Back to the mode wheel an there is a program mode where you have more control over ISO settings, white balance and the such, while the scene mode offers you 23 scene modes from the useful to the ridiculous.
Do you really need a dedicated mode for "Cuisine" for example, or what about "Auction" scene that captures three images sequentially at different exposures and saving them in the appropriate size eBay likes?
We can see some of the more random ones being useful: how about "Behind Glass" or "Self Portrait" for when you take pictures of yourself while still holding the camera?
Other modes besides movie and playback include the chance to look at your favourite images and interestingly for newcomers a guide that tries to answer your average camera questions like “how can I brighten the subject?”, or what to do when shooting at night. There are 14 most frequently asked questions answered, however rather than tell you so you can learn the camera just sets you up leaving you in the dark as to what it has actually done.
With the usual stack of face detection, image stabilising, anti-red eye and anything else you can think of technology, the Olympus Mju 1010 works hard to make sure you don't take a duff picture. That's not to say this is foolproof, but on the whole it does a good job as long as you are fair in your usage and follow standard photography guidelines. Shooting directly into the sun isn't going to make you any friends with the technology.

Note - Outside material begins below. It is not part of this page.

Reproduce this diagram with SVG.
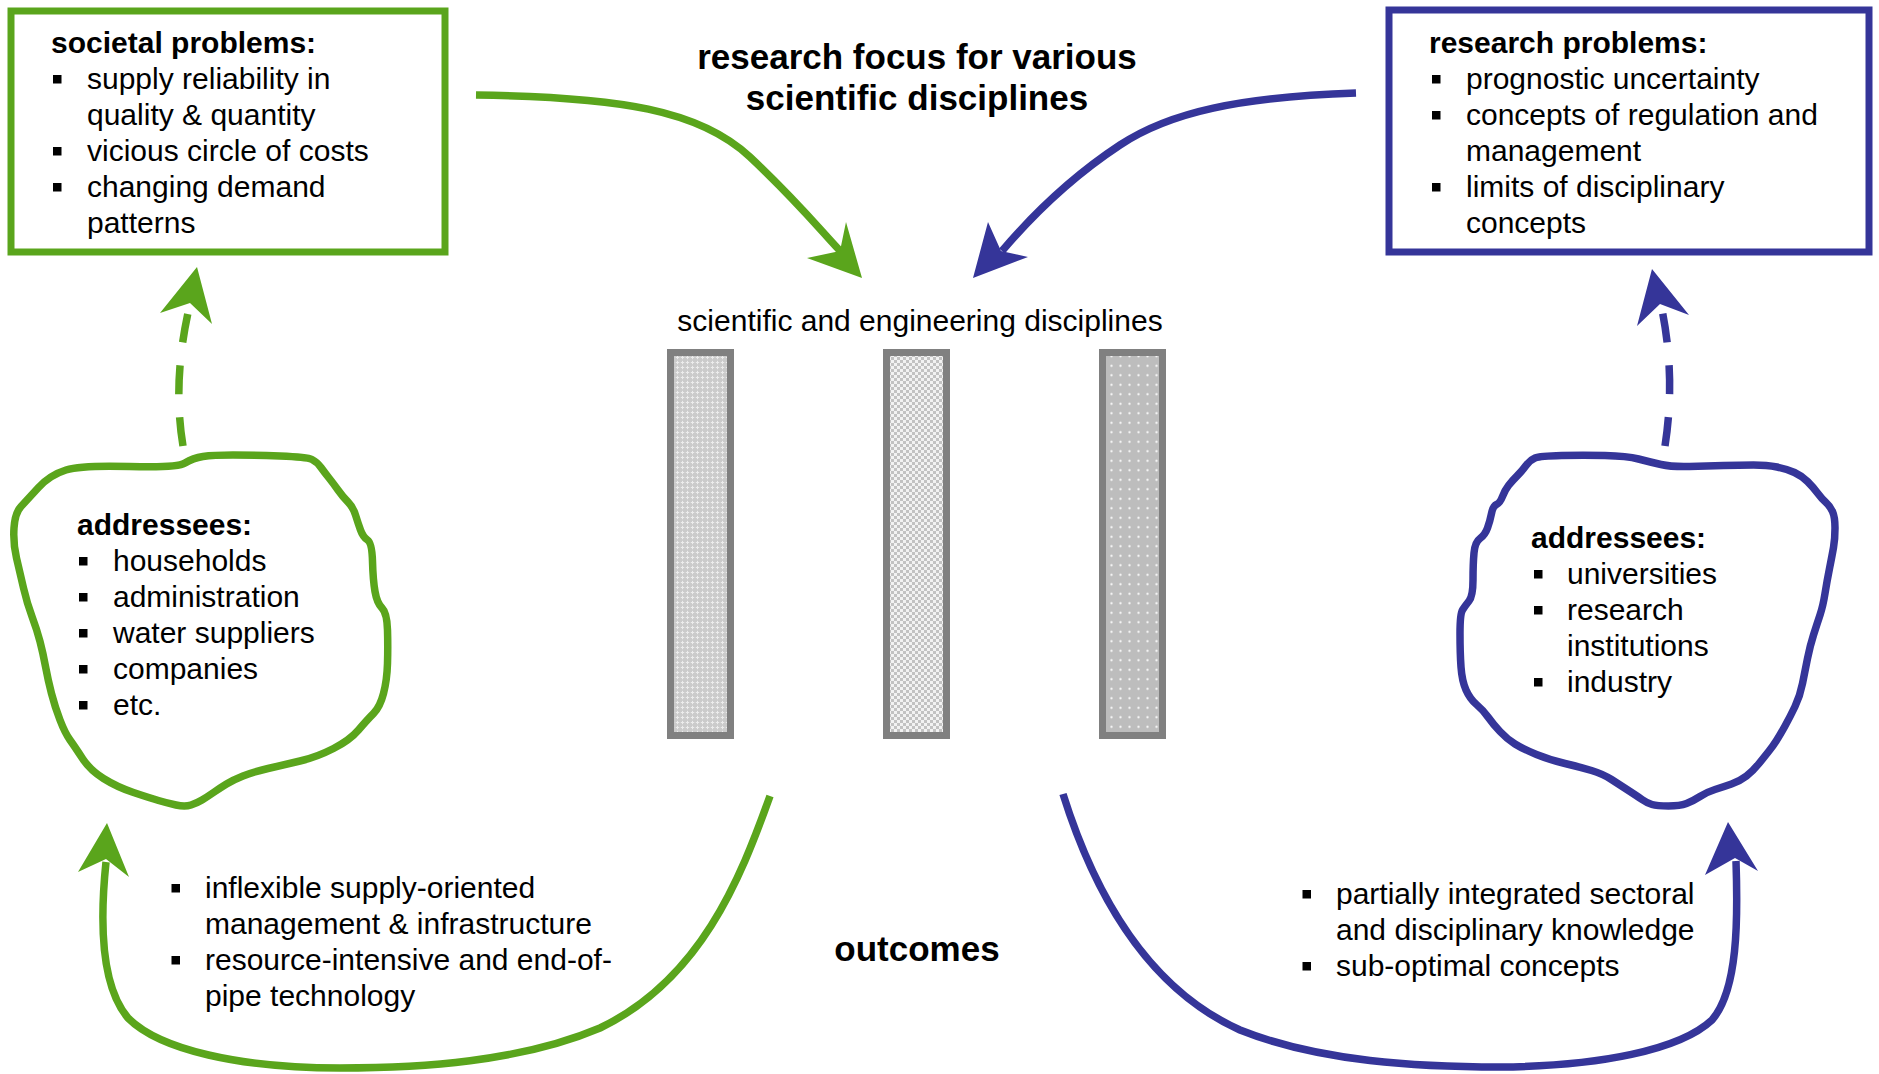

So what about picture quality? On the whole the results were good but not outstanding.
High levels of detail were captured in our test shots, especially in super macro mode (see beer bottle) although overall images were, on the whole, on the softer side than we would have perhaps liked. Noise levels are kept to a minimum until you start venturing over ISO 400.
The Olympus Mju 1010 is one of those models that is middle of the range in its offering compared to the competition. It will give you good images but nothing that is outstanding.
The guide mode is a nice idea, but frustratingly that it doesn't help you learn from it (a "give a man a fish he’ll eat for a day, teach him how to fish and he’ll eat forever" moment).
Where the camera's strengths lie is in that 7x optical zoom in a compact body and the technologies that help you take better pictures like the Shadow Adj.
So should you opt for the Olympus Mju 1010? Well you won't be disappointed, trouble is, you won't be blow away either.